Washington, D.C. — Today, Clean Slate automated record-clearing legislation was introduced in the Utah Legislature. This bipartisan legislation would streamline the state’s expungement process by enabling individuals to have qualifying minor criminal records automatically cleared if they remain crime-free for a set period of time. Rebecca Vallas, vice president for the Poverty to Prosperity Program at the Center for American Progress, issued the following statement in response:
I couldn’t be happier to see the Utah Legislature take this important step to improve the lives of tens of thousands of Utahns. Even a minor record from long ago can present lifelong barriers to employment, pushing workers to the sidelines for years after they’ve paid their debt to society and making it impossible for people to rebuild their lives.

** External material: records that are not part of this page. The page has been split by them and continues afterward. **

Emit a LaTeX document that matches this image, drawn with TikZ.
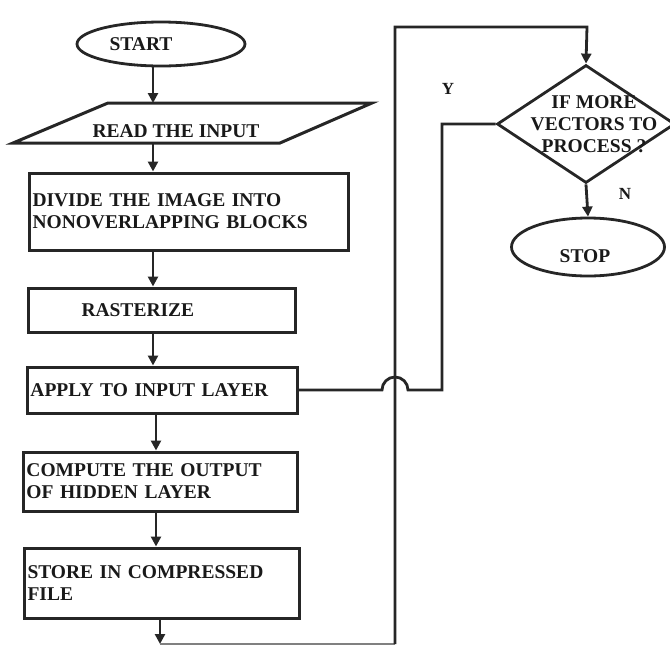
\documentclass[tikz,border=0pt]{standalone}
\usepackage{fontspec}
\setmainfont{Liberation Serif}
\usetikzlibrary{arrows.meta,shapes.geometric}
\begin{document}
\begin{tikzpicture}[x=1pt,y=-1pt,
  every node/.style={font=\bfseries\fontsize{19.5}{22}\selectfont, text=black!90},
  line/.style={draw=black!85, line width=2.8pt},
  arrow/.style={line, -{Triangle[length=10pt,width=10pt]}},
  procbox/.style={draw=black!85, line width=3pt, rectangle, inner xsep=3.5pt, inner ysep=2pt, align=left},
  term/.style={draw=black!85, line width=2.8pt, ellipse, inner sep=0pt},
  lbl/.style={inner sep=0pt}]
\useasboundingbox (0,0) rectangle (670,646);

% terminals
\node[term, minimum width=168pt, minimum height=44pt] (start) at (161,44) {};
\node[lbl] (starttxt) at (141,44) {START};

% input parallelogram
\coordinate (pA) at (13,143);
\coordinate (pB) at (108,103);
\coordinate (pC) at (372,103);
\coordinate (pD) at (280,143);
\draw[line, line width=3pt, line join=miter] (pA) -- (pB) -- (pC) -- (pD) -- cycle;
\node[lbl] (read) at (176,131) {READ THE INPUT};
\coordinate (readtop) at (153,103);
\coordinate (readbot) at (153,143);

% process boxes
\node[procbox, minimum width=319pt, minimum height=77pt, text width=312pt] (divide) at (188.5,211.5) {DIVIDE THE IMAGE INTO\\NONOVERLAPPING BLOCKS};
\node[procbox, minimum width=267pt, minimum height=44pt, text width=260pt] (raster) at (161.5,310) {\hspace*{50pt}RASTERIZE};
\node[procbox, minimum width=270pt, minimum height=46pt, text width=263pt] (apply) at (162,390) {APPLY TO INPUT LAYER};
\node[procbox, minimum width=274pt, minimum height=59pt, text width=267pt] (compute) at (160,481.5) {COMPUTE THE OUTPUT\\OF HIDDEN LAYER};
\node[procbox, minimum width=275pt, minimum height=70pt, text width=268pt] (store) at (161.5,583) {STORE IN COMPRESSED\\FILE};

% decision
\node[draw=black!85, line width=2.8pt, diamond, minimum width=178pt, minimum height=118pt, inner sep=0pt] (dec) at (586,124) {};
\node[lbl, align=center] (dectxt) at (594,124) {IF MORE\\VECTORS TO\\PROCESS ?};
\node[term, minimum width=153pt, minimum height=58pt] (stop) at (588,247) {};
\node[lbl] (stoptxt) at (585,256) {STOP};

% labels
\node[lbl, font=\bfseries\fontsize{17}{20}\selectfont] (ylbl) at (448,89) {Y};
\node[lbl, font=\bfseries\fontsize{17}{20}\selectfont] (nlbl) at (625,194) {N};

% main flow arrows
\coordinate (ax) at (153,0);
\coordinate (bx) at (156,0);
\coordinate (cx) at (160,0);
\draw[arrow] (start.south -| ax) -- (readtop);
\draw[arrow] (readbot) -- (divide.north -| ax);
\draw[arrow] (divide.south -| ax) -- (raster.north -| ax);
\draw[arrow] (raster.south -| ax) -- (apply.north -| ax);
\draw[arrow] (apply.south -| bx) -- (compute.north -| bx);
\draw[arrow] (compute.south -| bx) -- (store.north -| bx);

% loop back to decision
\coordinate (bot1) at (160,644);
\coordinate (bot2) at (395,644);
\coordinate (top1) at (395,27);
\coordinate (top2) at (587,27);
\draw[arrow] (store.south -| cx) -- (bot1);
\draw[line, line width=1.2pt, draw=black!50] (bot1) -- (bot2);
\draw[arrow] (bot2) -- (top1) -- (top2) -- (dec.north);

% decision outputs
\draw[arrow] (dec.south) -- (stop.north);
\coordinate (yc1) at (442,124);
\coordinate (yc2) at (442,390);
\coordinate (hopR) at (408,390);
\draw[line] (dec.west) -- (yc1) -- (yc2) -- (hopR) arc[start angle=0, end angle=180, radius=13pt] -- (apply.east);
\end{tikzpicture}
\end{document}
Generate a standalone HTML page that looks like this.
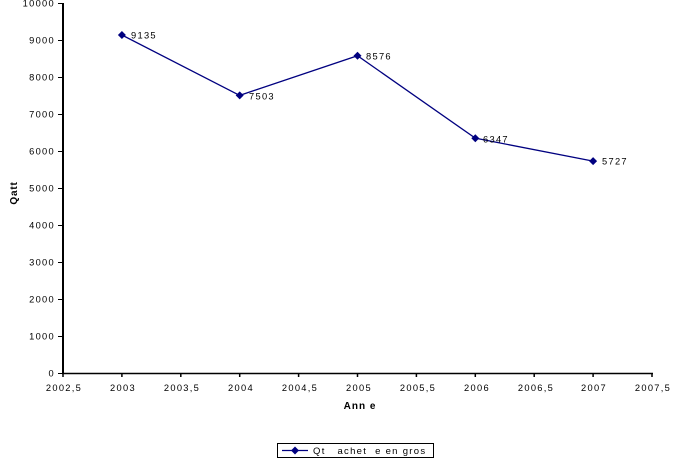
<!DOCTYPE html>
<html><head><meta charset="utf-8"><style>
html,body{margin:0;padding:0;background:#fff;}
svg{display:block;}
text{font-family:"Liberation Sans",Arial,sans-serif;fill:#000;}
.t{font-size:9.3px;letter-spacing:1.3px;}
</style></head><body>
<svg width="673" height="468" viewBox="0 0 673 468" xmlns="http://www.w3.org/2000/svg">
<rect width="673" height="468" fill="#fff"/>
<!-- y axis -->
<line x1="63" y1="3" x2="63" y2="374" stroke="#000" stroke-width="2"/>
<!-- x axis -->
<line x1="62" y1="373.5" x2="653" y2="373.5" stroke="#000" stroke-width="1.5"/>
<!-- y ticks -->
<g stroke="#000" stroke-width="1">
<line x1="58" y1="3.5" x2="63" y2="3.5"/>
<line x1="58" y1="40.5" x2="63" y2="40.5"/>
<line x1="58" y1="77.5" x2="63" y2="77.5"/>
<line x1="58" y1="114.5" x2="63" y2="114.5"/>
<line x1="58" y1="151.5" x2="63" y2="151.5"/>
<line x1="58" y1="188.5" x2="63" y2="188.5"/>
<line x1="58" y1="225.5" x2="63" y2="225.5"/>
<line x1="58" y1="262.5" x2="63" y2="262.5"/>
<line x1="58" y1="299.5" x2="63" y2="299.5"/>
<line x1="58" y1="336.5" x2="63" y2="336.5"/>
<line x1="58" y1="373.5" x2="63" y2="373.5"/>
</g>
<g stroke="#000" stroke-width="1.5">
<line x1="63" y1="373" x2="63" y2="377"/>
<line x1="121.9" y1="373" x2="121.9" y2="377"/>
<line x1="180.8" y1="373" x2="180.8" y2="377"/>
<line x1="239.7" y1="373" x2="239.7" y2="377"/>
<line x1="298.6" y1="373" x2="298.6" y2="377"/>
<line x1="357.5" y1="373" x2="357.5" y2="377"/>
<line x1="416.4" y1="373" x2="416.4" y2="377"/>
<line x1="475.3" y1="373" x2="475.3" y2="377"/>
<line x1="534.2" y1="373" x2="534.2" y2="377"/>
<line x1="593.1" y1="373" x2="593.1" y2="377"/>
<line x1="652" y1="373" x2="652" y2="377"/>
</g>
<!-- y labels -->
<g class="t" text-anchor="end">
<text x="55" y="6.5">10000</text>
<text x="55" y="43.5">9000</text>
<text x="55" y="80.5">8000</text>
<text x="55" y="117.5">7000</text>
<text x="55" y="154.5">6000</text>
<text x="55" y="191.5">5000</text>
<text x="55" y="228.5">4000</text>
<text x="55" y="265.5">3000</text>
<text x="55" y="302.5">2000</text>
<text x="55" y="339.5">1000</text>
<text x="55" y="376.5">0</text>
</g>
<!-- x labels -->
<g class="t" text-anchor="middle">
<text x="64" y="391">2002,5</text>
<text x="123" y="391">2003</text>
<text x="182" y="391">2003,5</text>
<text x="241" y="391">2004</text>
<text x="300" y="391">2004,5</text>
<text x="359" y="391">2005</text>
<text x="418" y="391">2005,5</text>
<text x="477" y="391">2006</text>
<text x="536" y="391">2006,5</text>
<text x="594" y="391">2007</text>
<text x="653" y="391">2007,5</text>
</g>
<!-- axis titles -->
<text x="360" y="409" text-anchor="middle" style="font-size:10px;font-weight:bold;letter-spacing:1px">Ann e</text>
<text transform="translate(17,193) rotate(-90)" text-anchor="middle" style="font-size:10px;font-weight:bold;letter-spacing:0.8px">Qatt</text>
<!-- series -->
<polyline points="121.9,35 239.7,95.4 357.5,55.7 475.3,138.2 593.1,161.1" fill="none" stroke="#000080" stroke-width="1.3"/>
<g fill="#000080">
<polygon points="121.9,31 125.9,35 121.9,39 117.9,35"/>
<polygon points="239.7,91.4 243.7,95.4 239.7,99.4 235.7,95.4"/>
<polygon points="357.5,51.7 361.5,55.7 357.5,59.7 353.5,55.7"/>
<polygon points="475.3,134.2 479.3,138.2 475.3,142.2 471.3,138.2"/>
<polygon points="593.1,157.1 597.1,161.1 593.1,165.1 589.1,161.1"/>
</g>
<g class="t">
<text x="131" y="38.5">9135</text>
<text x="249" y="99.5">7503</text>
<text x="366" y="59.5">8576</text>
<text x="483" y="142.5">6347</text>
<text x="602" y="164.5">5727</text>
</g>
<!-- legend -->
<rect x="277.5" y="443.5" width="156" height="14" fill="#fff" stroke="#000" stroke-width="1"/>
<line x1="282" y1="450.5" x2="308" y2="450.5" stroke="#000080" stroke-width="1.3"/>
<polygon points="295,446.5 299,450.5 295,454.5 291,450.5" fill="#000080"/>
<text x="313" y="454" style="font-size:9.5px;letter-spacing:1.3px">Qt&#160;&#160;&#160;achet&#160;&#160;e en gros</text>
</svg>
</body></html>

By making it possible for Utahns with minor records to move on with their lives and rejoin the workforce, Utah’s Clean Slate Act would help the state shrink its poverty rate, grow its economy, and save taxpayer dollars through reduced incarceration costs—all while increasing public safety. The benefits of clean slate are clear and far-reaching, and we encourage the Utah Legislature to quickly pass this commonsense measure.
The introduction of Utah’s clean slate bill comes less than a year after Pennsylvania became the first state in the nation to pass a clean slate law and as momentum for bipartisan clean slate automated record-clearing laws spreads to states across the country. Bipartisan federal clean slate legislation was also introduced in Congress in August 2018.